Dale Carnegie retold this story of how praise changed someone's entire future...

In the early nineteenth century, a young man in London aspired to be a writer. But everything seemed to be against him. He had never been able to attend school more than four years. His father had been flung in jail because he couldn't pay his debts, and this young man often knew the pangs of hunger. Finally, he got a job pasting labels on bottles of blacking in a rat-infested warehouse, and he slept at night in a dismal attic room with two other boys--guttersnipes from the slums of London. He had so little confidence in his ability to write that he sneaked out and mailed his first manuscript in the dead of night so nobody would laugh at him. Story after story was refused. Finally the great day came when one was accepted. True, he wasn't paid a shilling for it, but one editor had praised him. One editor had given him recognition. He was so thrilled that he wandered aimlessly  around the streets with tears rolling down his cheeks.

The praise, the recognition, that he received through getting one story in print, changed his whole life, for if it hadn't been for that encouragement, he might have spent his entire life working in rat-infested factories. You may have heard of that boy. His name was Charles Dickens.

Similar stories are told of great history influences, leaders, and business people like Enrico Caruso and H.G. Wells.

I particularly enjoyed the report of a Mr. John Ringelspaugh in communicating with his children. I figure that if a form of such communication would be acted upon an utilized on a regular basis there would be guaranteed less frustrated parents and fewer insubordinate youth.

"We decided to try praise instead of harping on their faults. It wasn't easy when all we could see were the negative things they were doing; it was really tough to find things to praise. Wee managed to find something, and within the first day or two some of the really upsetting things they were doing quit happening. Then some of their other faults began to disappear. They began capitalizing on the praise we were giving to them. They even began going out of their way to do things right. Neither of us could believe it. Of course, it didn't last forever, but the norm reached after things leveled off was so much better. It was no longer necessary to react the way we used to. The children were doing far more right things than wrong ones."

Everybody likes to be praise, but when praise is specific, it comes across as sincere--not something the other person may be saying just to make one feel good.

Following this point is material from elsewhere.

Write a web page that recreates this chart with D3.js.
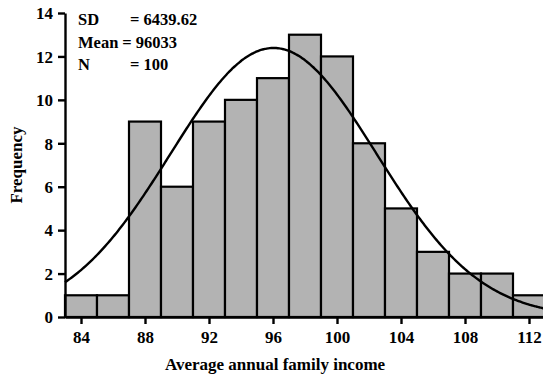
<!DOCTYPE html>
<html>
<head>
<meta charset="utf-8">
<script src="https://cdn.jsdelivr.net/npm/d3@7"></script>
<style>
  html, body { margin: 0; padding: 0; background: #fff; }
  svg { display: block; }
  text { font-family: "Liberation Serif", "Times New Roman", serif; fill: #000; font-weight: bold; }
</style>
</head>
<body>
<svg id="chart" width="543" height="381"></svg>
<script>
// Histogram bins (income in thousands), each 2 units wide
const binStarts = [83, 85, 87, 89, 91, 93, 95, 97, 99, 101, 103, 105, 107, 109, 111];
const binWidth = 2;
const frequencies = [1, 1, 9, 6, 9, 10, 11, 13, 12, 8, 5, 3, 2, 2, 1];

// Summary statistics printed in the corner
const statNames = ["SD", "Mean", "N"];
const statValues = ["= 6439.62", "= 96033", "= 100"];
const sdValue = 6439.62, meanValue = 96033, nValue = 100;

// Axis ticks
const xTicks = [84, 88, 92, 96, 100, 104, 108, 112];
const yTicks = [0, 2, 4, 6, 8, 10, 12, 14];

const FONT = '"Liberation Serif", "Times New Roman", serif';

const svg = d3.select("#chart");
const x = d3.scaleLinear().domain([83, 113]).range([65, 545]);
const y = d3.scaleLinear().domain([0, 14]).range([317, 13]);

// Bars
svg.append("g")
  .selectAll("rect")
  .data(frequencies)
  .join("rect")
  .attr("x", (d, i) => x(binStarts[i]))
  .attr("y", d => y(d))
  .attr("width", (d, i) => x(binStarts[i] + binWidth) - x(binStarts[i]))
  .attr("height", d => y(0) - y(d))
  .attr("fill", "#b3b3b3")
  .attr("stroke", "#000")
  .attr("stroke-width", 2.2);

// Normal curve fitted from the stated mean, SD and N (scaled to bin width)
const mu = meanValue / 1000, sigma = sdValue / 1000;
const curveXs = d3.range(83, 113.01, 0.1);
const density = v => nValue * binWidth / (sigma * Math.sqrt(2 * Math.PI)) *
  Math.exp(-0.5 * Math.pow((v - mu) / sigma, 2));
svg.append("path")
  .datum(curveXs)
  .attr("fill", "none")
  .attr("stroke", "#000")
  .attr("stroke-width", 2.4)
  .attr("d", d3.line().x(v => x(v)).y(v => y(density(v))).curve(d3.curveBasis));

// Axes
const xAxis = svg.append("g")
  .attr("transform", `translate(0,${y(0)})`)
  .call(d3.axisBottom(x).tickValues(xTicks).tickSize(7).tickSizeOuter(0).tickPadding(7));
const yAxis = svg.append("g")
  .attr("transform", `translate(${x(83)},0)`)
  .call(d3.axisLeft(y).tickValues(yTicks).tickSize(7).tickSizeOuter(0).tickPadding(5));

[xAxis, yAxis].forEach(g => {
  g.attr("font-family", null);
  g.select(".domain").attr("stroke", "#000").attr("stroke-width", 2.4);
  g.selectAll(".tick line").attr("stroke", "#000").attr("stroke-width", 2.4);
  g.selectAll(".tick text")
    .style("font-family", FONT)
    .style("font-size", "17px")
    .style("font-weight", "bold")
    .attr("fill", "#000");
});
yAxis.selectAll(".tick text").attr("dy", "0.34em");

// Axis titles
svg.append("text")
  .attr("x", 275)
  .attr("y", 370)
  .attr("text-anchor", "middle")
  .style("font-size", "17px")
  .text("Average annual family income");

svg.append("text")
  .attr("transform", `translate(22,${y(7)}) rotate(-90)`)
  .attr("text-anchor", "middle")
  .style("font-size", "17px")
  .text("Frequency");

// Statistics block: "Mean" is followed directly by its value,
// the shorter names use a tab stop further right
const stats = svg.append("g");
const tabStop = 130;
statNames.forEach((name, i) => {
  const nameNode = stats.append("text")
    .attr("x", 78).attr("y", 25 + i * 22.5)
    .style("font-size", "16.5px")
    .text(name);
  const after = 78 + nameNode.node().getComputedTextLength() + 4;
  stats.append("text")
    .attr("x", Math.max(after, name === "Mean" ? after : tabStop))
    .attr("y", 25 + i * 22.5)
    .style("font-size", "16.5px")
    .text(statValues[i]);
});
</script>
</body>
</html>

Talk about changing people. If you and I will inspire the people with whom we come in contact to a realization of the hidden treasures they possess, we can do far more than change people. We can literally transform them.

"Compared with what we ought to be, we are only half awake. We are making use of only a small part of our physical and mental resources. Stating the things broadly, the human individual thus lives far within his limits. He possesses powers of various sorts which he habitually fails to use."
-William James

Principle 6: Praise the slightest improvement and praise every improvement. Be "hearty in your approbation and lavish in your praise."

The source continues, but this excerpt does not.